Stated task: Search the records for the word "document" and pick out every line that has it.

■ ■ ■ ■

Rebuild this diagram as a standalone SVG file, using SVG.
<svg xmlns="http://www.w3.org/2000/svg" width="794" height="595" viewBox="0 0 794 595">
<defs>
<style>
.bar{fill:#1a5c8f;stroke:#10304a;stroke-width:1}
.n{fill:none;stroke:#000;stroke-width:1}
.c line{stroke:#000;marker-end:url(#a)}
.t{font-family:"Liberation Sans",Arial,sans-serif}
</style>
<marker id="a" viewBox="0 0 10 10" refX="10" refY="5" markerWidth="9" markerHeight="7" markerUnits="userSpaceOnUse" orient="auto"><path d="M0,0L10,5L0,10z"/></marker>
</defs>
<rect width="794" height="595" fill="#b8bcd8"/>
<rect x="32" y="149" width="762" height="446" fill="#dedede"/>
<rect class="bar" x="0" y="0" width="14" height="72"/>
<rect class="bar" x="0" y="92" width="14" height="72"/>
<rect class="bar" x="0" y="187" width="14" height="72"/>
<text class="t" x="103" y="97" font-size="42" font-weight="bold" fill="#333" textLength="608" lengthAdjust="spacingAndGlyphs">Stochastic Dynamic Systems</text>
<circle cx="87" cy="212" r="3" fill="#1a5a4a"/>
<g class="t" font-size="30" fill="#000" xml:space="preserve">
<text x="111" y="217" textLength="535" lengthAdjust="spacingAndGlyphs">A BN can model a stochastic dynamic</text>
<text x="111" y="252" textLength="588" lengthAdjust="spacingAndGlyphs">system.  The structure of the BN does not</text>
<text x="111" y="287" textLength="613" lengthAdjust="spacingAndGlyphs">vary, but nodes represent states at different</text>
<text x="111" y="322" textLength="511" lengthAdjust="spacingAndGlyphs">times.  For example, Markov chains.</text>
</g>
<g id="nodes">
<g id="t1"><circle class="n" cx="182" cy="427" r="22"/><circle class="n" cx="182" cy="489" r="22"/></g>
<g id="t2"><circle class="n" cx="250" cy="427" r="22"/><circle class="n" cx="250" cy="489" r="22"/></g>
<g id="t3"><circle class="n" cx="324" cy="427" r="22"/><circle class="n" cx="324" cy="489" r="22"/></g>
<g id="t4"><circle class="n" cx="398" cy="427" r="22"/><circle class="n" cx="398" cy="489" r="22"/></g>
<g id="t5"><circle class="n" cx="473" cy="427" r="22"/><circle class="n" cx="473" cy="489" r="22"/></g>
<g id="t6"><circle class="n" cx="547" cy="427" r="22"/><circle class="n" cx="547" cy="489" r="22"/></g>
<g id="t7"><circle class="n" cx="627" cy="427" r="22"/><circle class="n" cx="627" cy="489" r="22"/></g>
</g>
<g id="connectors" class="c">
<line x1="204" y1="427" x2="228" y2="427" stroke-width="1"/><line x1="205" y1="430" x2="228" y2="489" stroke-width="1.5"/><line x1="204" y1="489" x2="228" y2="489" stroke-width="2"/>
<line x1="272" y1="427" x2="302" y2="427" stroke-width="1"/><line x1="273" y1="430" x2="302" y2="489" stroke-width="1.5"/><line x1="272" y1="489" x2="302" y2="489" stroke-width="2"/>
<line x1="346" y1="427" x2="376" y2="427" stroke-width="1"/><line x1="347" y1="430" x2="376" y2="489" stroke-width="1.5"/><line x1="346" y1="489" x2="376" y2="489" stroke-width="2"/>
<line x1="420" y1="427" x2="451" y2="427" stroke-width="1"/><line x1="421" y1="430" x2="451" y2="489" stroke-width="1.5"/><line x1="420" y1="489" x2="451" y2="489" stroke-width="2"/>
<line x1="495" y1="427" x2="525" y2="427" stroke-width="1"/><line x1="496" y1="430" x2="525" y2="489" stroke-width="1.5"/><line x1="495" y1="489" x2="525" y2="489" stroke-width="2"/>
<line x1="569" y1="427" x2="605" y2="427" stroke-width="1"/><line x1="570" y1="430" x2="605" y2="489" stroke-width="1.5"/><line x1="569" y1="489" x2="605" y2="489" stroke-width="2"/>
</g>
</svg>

■ ■ ■ ■

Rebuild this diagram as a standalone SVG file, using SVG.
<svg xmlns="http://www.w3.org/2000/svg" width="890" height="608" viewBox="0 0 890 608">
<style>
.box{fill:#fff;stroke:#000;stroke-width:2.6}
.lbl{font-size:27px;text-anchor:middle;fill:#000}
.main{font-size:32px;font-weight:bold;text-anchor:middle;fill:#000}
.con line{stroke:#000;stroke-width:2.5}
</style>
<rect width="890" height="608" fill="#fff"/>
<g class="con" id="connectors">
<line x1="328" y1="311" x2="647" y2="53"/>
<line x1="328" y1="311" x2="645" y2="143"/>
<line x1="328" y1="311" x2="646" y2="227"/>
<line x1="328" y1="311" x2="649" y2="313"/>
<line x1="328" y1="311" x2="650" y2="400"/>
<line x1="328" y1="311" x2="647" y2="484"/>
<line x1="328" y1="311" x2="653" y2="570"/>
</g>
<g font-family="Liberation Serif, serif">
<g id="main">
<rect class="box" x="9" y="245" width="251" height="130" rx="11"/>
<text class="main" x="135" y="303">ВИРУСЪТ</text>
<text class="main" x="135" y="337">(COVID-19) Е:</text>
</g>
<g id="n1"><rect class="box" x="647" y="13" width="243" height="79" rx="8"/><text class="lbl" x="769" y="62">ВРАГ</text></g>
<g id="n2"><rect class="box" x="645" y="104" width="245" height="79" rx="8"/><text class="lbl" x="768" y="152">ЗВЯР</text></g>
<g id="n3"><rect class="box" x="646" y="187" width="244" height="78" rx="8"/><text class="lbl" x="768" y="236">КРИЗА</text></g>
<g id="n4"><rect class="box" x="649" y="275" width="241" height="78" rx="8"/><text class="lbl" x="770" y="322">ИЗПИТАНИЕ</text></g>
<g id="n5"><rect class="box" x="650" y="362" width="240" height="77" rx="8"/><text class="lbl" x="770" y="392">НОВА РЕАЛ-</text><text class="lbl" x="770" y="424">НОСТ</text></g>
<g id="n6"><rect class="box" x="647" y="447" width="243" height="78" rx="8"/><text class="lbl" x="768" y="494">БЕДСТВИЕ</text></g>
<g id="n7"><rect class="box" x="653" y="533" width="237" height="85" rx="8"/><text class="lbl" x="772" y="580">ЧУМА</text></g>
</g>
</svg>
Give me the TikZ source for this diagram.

■ ■ ■ ■

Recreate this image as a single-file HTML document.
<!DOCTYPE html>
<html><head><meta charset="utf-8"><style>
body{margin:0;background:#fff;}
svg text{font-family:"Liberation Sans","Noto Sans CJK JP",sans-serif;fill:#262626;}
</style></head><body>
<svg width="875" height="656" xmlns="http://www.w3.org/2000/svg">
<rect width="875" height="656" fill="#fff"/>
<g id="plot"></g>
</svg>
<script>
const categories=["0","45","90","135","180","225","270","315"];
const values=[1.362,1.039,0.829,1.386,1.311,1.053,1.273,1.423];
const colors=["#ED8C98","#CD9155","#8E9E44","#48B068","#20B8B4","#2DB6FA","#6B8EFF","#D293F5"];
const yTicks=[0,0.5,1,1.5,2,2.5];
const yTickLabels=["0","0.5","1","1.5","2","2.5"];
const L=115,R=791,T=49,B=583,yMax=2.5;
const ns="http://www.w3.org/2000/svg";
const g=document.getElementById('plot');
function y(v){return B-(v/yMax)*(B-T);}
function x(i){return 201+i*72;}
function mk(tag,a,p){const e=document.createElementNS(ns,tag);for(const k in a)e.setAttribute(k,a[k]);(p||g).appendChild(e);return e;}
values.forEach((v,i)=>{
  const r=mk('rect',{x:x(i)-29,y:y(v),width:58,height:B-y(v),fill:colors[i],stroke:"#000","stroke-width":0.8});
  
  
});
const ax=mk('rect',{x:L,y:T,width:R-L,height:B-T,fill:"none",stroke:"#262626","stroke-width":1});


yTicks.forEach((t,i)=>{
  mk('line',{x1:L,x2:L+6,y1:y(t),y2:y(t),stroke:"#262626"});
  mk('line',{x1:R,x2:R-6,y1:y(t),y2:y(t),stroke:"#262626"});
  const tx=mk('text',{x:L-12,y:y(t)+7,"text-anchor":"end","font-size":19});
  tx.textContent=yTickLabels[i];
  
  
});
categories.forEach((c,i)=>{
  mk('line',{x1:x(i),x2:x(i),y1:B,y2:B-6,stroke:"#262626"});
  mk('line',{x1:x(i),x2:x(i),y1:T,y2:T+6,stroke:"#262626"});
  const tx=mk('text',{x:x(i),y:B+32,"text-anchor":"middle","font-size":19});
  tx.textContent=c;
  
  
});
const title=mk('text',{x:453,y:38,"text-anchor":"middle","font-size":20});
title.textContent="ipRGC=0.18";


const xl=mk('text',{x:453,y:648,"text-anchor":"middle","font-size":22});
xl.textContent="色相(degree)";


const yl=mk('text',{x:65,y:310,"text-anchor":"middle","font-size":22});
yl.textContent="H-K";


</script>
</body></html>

■ ■ ■ ■

Task output:
Recreate this image as a single-file HTML document.
const g=document.getElementById('plot');
function mk(tag,a,p){const e=document.createElementNS(ns,tag);for(const k in a)e.setAttribute(k,a[k]);(p||g).appendChild(e);return e;}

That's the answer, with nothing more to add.